Jerry brought a lot of perspective to the issue of the Separated Bike Lanes that is lost in the recent media hype about the issue. Surprisingly, these bike lanes are not an evil conspiracy of a single bike-friendly Mayor, or even of a rabidly socialist Vision Vancouver Council . They were established as part of the 1997 Transportation plan that was passed under (NPA) Mayor Phillip Owen, supported by (CoPE) Mayor Larry Campbell, (NPA) Mayor Sam Sullivan, and the current (Vision) Mayor and Council. They are one link, (the previously “missing link”) in a City-wide cycling infrastructure program that has been happening for more than a decade.

They are also not new, but reflect what is quickly becoming the “standard” for road construction in urban areas, in Montreal, in New York, in Portland… Not to mix metaphors, but we aren’t reinventing the wheel here.

And it works. The money being spent on these cycling improvements in Vancouver is about $4 Million, out of annual transportation budget of about $125 Million, so about 3% of the budget. But in the downtown core where these improvements are happening, around 12% of all trips are by bicycle. Cyclists are no using roads they don’t pay for (roads are overwhelmingly financed by property taxes), they are actually subsidising other road improvemetns by a factor of four.

Since the 1997 transportation plan, the City’s population has increased more than 25%, jobs more than 20%, and the number of cars entering the city on a daily basis has gone DOWN by 18% (and these numbers are from before the Canada Line opened).

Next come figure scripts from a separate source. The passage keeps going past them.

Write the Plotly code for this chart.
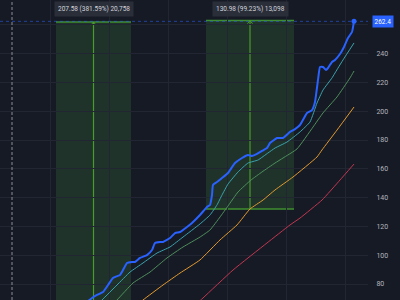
import plotly.graph_objects as go

# ---- data (bar index, price) ----
blue_x = [56, 75, 92, 97, 103, 108, 113, 120, 123, 127, 132, 135, 140, 147, 152, 155, 160, 163, 170, 175,
          180, 187, 192, 200, 207, 210, 212, 213, 217, 222, 228, 235, 242, 248, 252, 257, 262, 267, 270, 273,
          277, 283, 290, 295, 300, 307, 312, 315, 318, 320, 323, 326, 328, 332, 335, 340, 344, 348, 352, 354]
blue_y = [54.4, 61.0, 70.3, 72.4, 74.4, 79.3, 84.2, 86.3, 89.7, 94.6, 95.3, 95.3, 98.1, 100.1, 103.6, 108.5, 109.2, 109.2, 111.9, 115.4,
          116.1, 119.6, 122.4, 127.9, 133.5, 134.9, 141.8, 148.8, 150.8, 153.6, 157.1, 164.0, 167.5, 169.6, 168.9, 170.3, 172.4, 174.4, 177.9, 179.5,
          181.4, 181.4, 185.6, 187.6, 190.4, 198.8, 200.8, 206.4, 221.7, 230.7, 230.7, 228.6, 230.0, 234.2, 235.6, 239.7, 244.6, 250.8, 255.0, 262.4]

teal_x = [90, 102, 117, 130, 143, 157, 170, 183, 200, 210, 217, 222, 228, 238, 248, 258, 268, 275, 287, 300,
          310, 317, 323, 332, 338, 343, 354]
teal_y = [60.6, 68.9, 79.3, 88.3, 94.6, 101.5, 105.7, 112.6, 121.7, 127.9, 134.9, 141.8, 149.4, 157.8, 164.0, 166.1, 171.0, 174.4, 178.6, 185.6,
          192.5, 205.7, 214.7, 223.1, 230.0, 235.6, 247.4]

green_x = [105, 117, 133, 150, 167, 183, 200, 210, 220, 228, 238, 251, 262, 275, 283, 297, 313, 323, 337, 350, 354]
green_y = [61.0, 68.9, 80.7, 88.3, 98.1, 105.7, 112.6, 117.5, 126.5, 134.2, 143.9, 152.2, 157.8, 164.0, 167.5, 173.8, 189.0, 198.8, 209.9, 223.1, 227.9]

orange_x = [130, 143, 163, 180, 200, 220, 237, 250, 263, 275, 293, 317, 322, 337, 354]
orange_y = [61.0, 68.9, 79.3, 87.6, 96.7, 110.6, 121.0, 132.1, 138.3, 145.3, 154.3, 168.2, 173.1, 186.9, 202.9]

red_x = [190, 203, 233, 267, 290, 300, 322, 340, 354]
red_y = [62.0, 70.3, 89.7, 108.5, 121.0, 125.8, 138.3, 152.2, 163.3]

y_ticks = [80, 100, 120, 140, 160, 180, 200, 220, 240, 260]
x_grid = [50, 109, 168, 227, 286, 345]

# measurement tools: start bar, end bar, low, high, label
meas_x0 = [56, 206]
meas_x1 = [131, 294]
meas_low = [54.40, 132.0]
meas_high = [261.98, 262.98]
meas_label = ["207.58 (381.59%) 20,758", "130.98 (99.23%) 13,098"]

last_price = 262.4
session_break = 12

BG = "#161a25"
GRID = "#222632"
TXT = "#b2b5be"

fig = go.Figure()

series = [
    (red_x, red_y, "#c23650", 1),
    (orange_x, orange_y, "#e39a2e", 1),
    (green_x, green_y, "#4f8f5c", 1),
    (teal_x, teal_y, "#3aa3ae", 1),
    (blue_x, blue_y, "#2962ff", 2),
]
for xs, ys, c, w in series:
    fig.add_trace(go.Scatter(x=xs, y=ys, mode="lines", line=dict(color=c, width=w, shape="spline", smoothing=0.4),
                             hoverinfo="skip", showlegend=False))

fig.add_trace(go.Scatter(x=[blue_x[-1]], y=[blue_y[-1]], mode="markers",
                         marker=dict(color="#2962ff", size=5), showlegend=False, hoverinfo="skip"))

shapes = []
annotations = []
for x0, x1, lo, hi, lab in zip(meas_x0, meas_x1, meas_low, meas_high, meas_label):
    xm = (x0 + x1) / 2
    shapes.append(dict(type="rect", xref="x", yref="y", x0=x0, x1=x1, y0=lo, y1=hi,
                       fillcolor="rgba(76,175,80,0.17)", line=dict(width=0), layer="below"))
    shapes.append(dict(type="line", xref="x", yref="y", x0=x0, x1=x1, y0=hi, y1=hi,
                       line=dict(color="#3f8f2f", width=1.5), layer="below"))
    shapes.append(dict(type="line", xref="x", yref="y", x0=x0, x1=x1, y0=lo, y1=lo,
                       line=dict(color="#3f8f2f", width=1.5), layer="below"))
    shapes.append(dict(type="line", xref="x", yref="y", x0=xm, x1=xm, y0=lo, y1=hi,
                       line=dict(color="#4a9a2c", width=1.2), layer="below"))
    shapes.append(dict(type="path", xref="x", yref="y",
                       path=f"M {xm-2.5},{hi-2.2} L {xm},{hi} L {xm+2.5},{hi-2.2}",
                       line=dict(color="#4a9a2c", width=1), layer="below"))
    annotations.append(dict(x=xm, xref="x", y=0.97, yref="paper", text=lab, showarrow=False,
                            font=dict(family="Roboto", size=6.5, color="#d1d4dc"),
                            bgcolor="#2a2e39", borderpad=3, xanchor="center", yanchor="middle"))

shapes.append(dict(type="line", xref="paper", yref="y", x0=0, x1=0.92, y0=last_price, y1=last_price,
                   line=dict(color="rgba(41,98,255,0.55)", width=1, dash="dot")))
shapes.append(dict(type="line", xref="x", yref="paper", x0=session_break, x1=session_break, y0=0, y1=1,
                   line=dict(color="#8a8d96", width=1, dash="3px,2px")))

annotations.append(dict(x=0.93, xref="paper", y=last_price, yref="y", text=f"{last_price}", showarrow=False,
                        font=dict(family="Roboto", size=6.5, color="#ffffff"),
                        bgcolor="#2962ff", borderpad=1.5, xanchor="left", yanchor="middle"))

fig.update_layout(
    width=400, height=300,
    margin=dict(l=0, r=0, t=0, b=0),
    paper_bgcolor=BG, plot_bgcolor=BG,
    shapes=shapes, annotations=annotations,
    xaxis=dict(domain=[0, 0.92], range=[0, 368], showticklabels=False, tickvals=x_grid,
               showgrid=True, gridcolor=GRID, gridwidth=1, zeroline=False, showline=False, ticks=""),
    yaxis=dict(side="right", range=[68.89, 277.22], tickvals=y_ticks, showgrid=True, gridcolor=GRID,
               zeroline=False, showline=False, ticks="outside", ticklen=6, tickcolor="rgba(0,0,0,0)",
               tickfont=dict(family="Roboto", size=7, color=TXT)),
)

fig.write_html("out.html")
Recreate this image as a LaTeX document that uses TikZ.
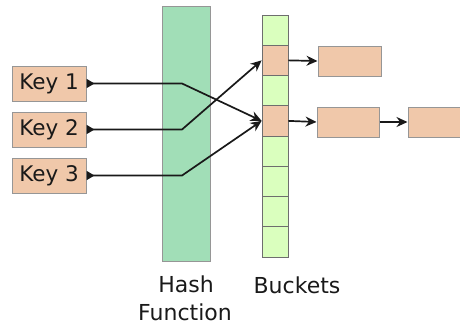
\documentclass[tikz,border=0pt]{standalone}
\usepackage{fontspec}
\setmainfont{DejaVu Sans}
\usetikzlibrary{arrows.meta}
\definecolor{keyfill}{RGB}{240,200,170}
\definecolor{hashfill}{RGB}{161,222,183}
\definecolor{bucketfill}{RGB}{218,255,190}
\definecolor{edgegray}{RGB}{150,150,150}
\definecolor{celledge}{RGB}{110,110,110}
\definecolor{ink}{RGB}{25,25,25}

\begin{document}
\begin{tikzpicture}[x=1pt,y=-1pt,
  box/.style={draw=edgegray, line width=1pt, fill=keyfill, inner sep=0pt,
              minimum width=62pt, minimum height=30pt},
  keybox/.style={box, minimum width=74pt, minimum height=35pt, text=ink,
              font=\fontsize{21.5}{24}\selectfont},
  cell/.style={draw=celledge, line width=0.8pt, fill=bucketfill, inner sep=0pt,
              minimum width=26pt, minimum height=30.25pt},
  used/.style={fill=keyfill},
  caption/.style={font=\fontsize{22}{26}\selectfont, anchor=base, text=ink},
  hashline/.style={line width=1.7pt, draw=ink,
              {Triangle[reversed,length=8pt,width=9pt]}-{Stealth[length=11pt,width=10pt]}},
  link/.style={line width=1.7pt, draw=ink, -{Stealth[length=11pt,width=10pt]}}]

\clip (0,0) rectangle (460,324);

% hash function column
\node[draw=edgegray, line width=1pt, fill=hashfill, minimum width=48pt,
      minimum height=255pt, inner sep=0pt] (hash) at (186,133.5) {};

% keys
\node[keybox] (k1) at (49,83.5) {Key 1};
\node[keybox] (k2) at (49,129.5) {Key 2};
\node[keybox] (k3) at (49,175.5) {Key 3};

% bucket array
\foreach \i in {1,...,8} {
  \node[cell] (b\i) at (275,{15+30.25*(\i-0.5)}) {};
}
\node[cell,used] (b2) at (275,{15+30.25*1.5}) {};
\node[cell,used] (b4) at (275,{15+30.25*3.5}) {};

% chained entries
\node[box, minimum width=63pt] (c1) at (349.5,61) {};
\node[box] (c2) at (348,122) {};
\node[box] (c3) at (439,122) {};

% bend points inside the hash function
\coordinate (h1) at (182,83.5);
\coordinate (h2) at (182,129.5);
\coordinate (h3) at (182,175.5);

\draw[hashline] (k1.east) -- (h1) -- (b4.west);
\draw[hashline] (k2.east) -- (h2) -- (b2.west);
\draw[hashline] (k3.east) -- (h3) -- (b4.west);

\draw[link] (b2.east) -- (c1.west);
\draw[link] (b4.east) -- (c2.west);
\draw[link] (c2.east) -- (c3.west);

% captions
\node[caption] (lh1) at (186,292) {Hash};
\node[caption] (lh2) at (185,320) {Function};
\node[caption] (lb) at (297,293) {Buckets};
\end{tikzpicture}
\end{document}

Yes, a few parking spots were lost on Hornby; 158 spots in total. However, as part of the program, 162 spots were added to Howe and Seymour Streets (one and three blocks away, respectively), which pales in comparison to the 10,000 off-street parking spots available within 1 block of the Hornby Street bike lane. If you survey people on Hornby, you would find 90% of them walked more than 2 blocks to get to their desination. In other words, the parking issue is another non-issue.

I wish Big, Fat, David Pratt and professional blowhard Bruce Allen were challenged with some facts for a change. Alas, that isn’t their job, is it?